Before I forget — that drunken salesman is Harold J. Kennedy. He appeared in pictures rarely, and usually without credit; he worked more often in the theatre (rarely on Broadway, mostly in summer stock). He had a long career, both as an actor and a director, and ended up working with a lot of major stars — usually on their way up, or far along their journey to oblivion. In 1978, Doubleday published his hilarious, vulgar memoir, “No Pickle, No Performance: An Irreverent Excursion from Tallulah to Travolta.” (Kennedy was not afraid to drop names.) His writing is approximately like his acting in “Macao” — Peter Bogdanovich once asked Jack Benny if it was true that Ernst Lubitsch used to act out all the parts the way he wanted them done.

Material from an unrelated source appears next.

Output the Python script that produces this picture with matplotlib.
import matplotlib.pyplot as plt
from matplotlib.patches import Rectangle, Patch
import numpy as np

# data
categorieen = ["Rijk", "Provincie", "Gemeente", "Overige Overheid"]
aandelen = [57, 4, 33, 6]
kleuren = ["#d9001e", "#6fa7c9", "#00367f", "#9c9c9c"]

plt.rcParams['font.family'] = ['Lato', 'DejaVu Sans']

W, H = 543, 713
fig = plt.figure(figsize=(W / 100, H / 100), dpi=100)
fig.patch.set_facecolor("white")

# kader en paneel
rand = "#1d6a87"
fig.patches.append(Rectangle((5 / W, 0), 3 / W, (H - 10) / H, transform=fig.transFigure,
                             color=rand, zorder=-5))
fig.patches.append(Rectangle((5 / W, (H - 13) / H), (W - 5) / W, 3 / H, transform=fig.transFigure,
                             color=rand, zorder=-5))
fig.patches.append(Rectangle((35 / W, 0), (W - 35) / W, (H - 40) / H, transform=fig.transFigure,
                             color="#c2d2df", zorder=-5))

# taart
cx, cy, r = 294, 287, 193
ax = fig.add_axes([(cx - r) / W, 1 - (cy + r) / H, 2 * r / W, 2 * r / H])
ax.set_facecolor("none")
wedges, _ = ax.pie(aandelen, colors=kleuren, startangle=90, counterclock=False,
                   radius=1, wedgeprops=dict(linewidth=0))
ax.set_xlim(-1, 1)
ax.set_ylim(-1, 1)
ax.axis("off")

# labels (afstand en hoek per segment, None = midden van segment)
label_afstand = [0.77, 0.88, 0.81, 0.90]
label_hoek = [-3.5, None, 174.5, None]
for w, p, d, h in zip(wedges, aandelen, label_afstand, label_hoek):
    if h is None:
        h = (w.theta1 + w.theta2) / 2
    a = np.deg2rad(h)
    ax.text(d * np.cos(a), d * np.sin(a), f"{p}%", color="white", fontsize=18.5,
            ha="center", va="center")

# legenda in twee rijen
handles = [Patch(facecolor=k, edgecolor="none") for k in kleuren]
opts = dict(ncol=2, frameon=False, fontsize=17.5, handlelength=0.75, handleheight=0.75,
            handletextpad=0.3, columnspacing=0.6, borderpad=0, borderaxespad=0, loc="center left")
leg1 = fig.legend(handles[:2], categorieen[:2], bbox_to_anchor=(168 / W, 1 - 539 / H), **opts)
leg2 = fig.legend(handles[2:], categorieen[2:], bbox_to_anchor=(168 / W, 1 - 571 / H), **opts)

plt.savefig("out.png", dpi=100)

Benny said, “Yes.” “Was he a good actor?” “Well . . . ” Benny replied, “He was broad . . . but you got the idea.” That’s Harold J. Kennedy.

Later in the picture, Russell sings “One for My Baby,” which is one of the few times she got to do anything complicated in a movie. She does a lot of things right, beginning with not making a beeline for self-pity — she fights the self-pity, allows it to sneak up on her instead. Very nice, that — but again, she’s too sane and sensible to get deep under the skin of the song. Have a look:

Part of her problem is focus: she keeps looking skyward. Who’s she singing to? I don’t think she figured that one out completely — it makes the emotion vague and renders everything less than perfectly candid. I don’t really blame her: that’s what a director is for. Anyhow, she’s got the right idea, but she doesn’t quite put it across.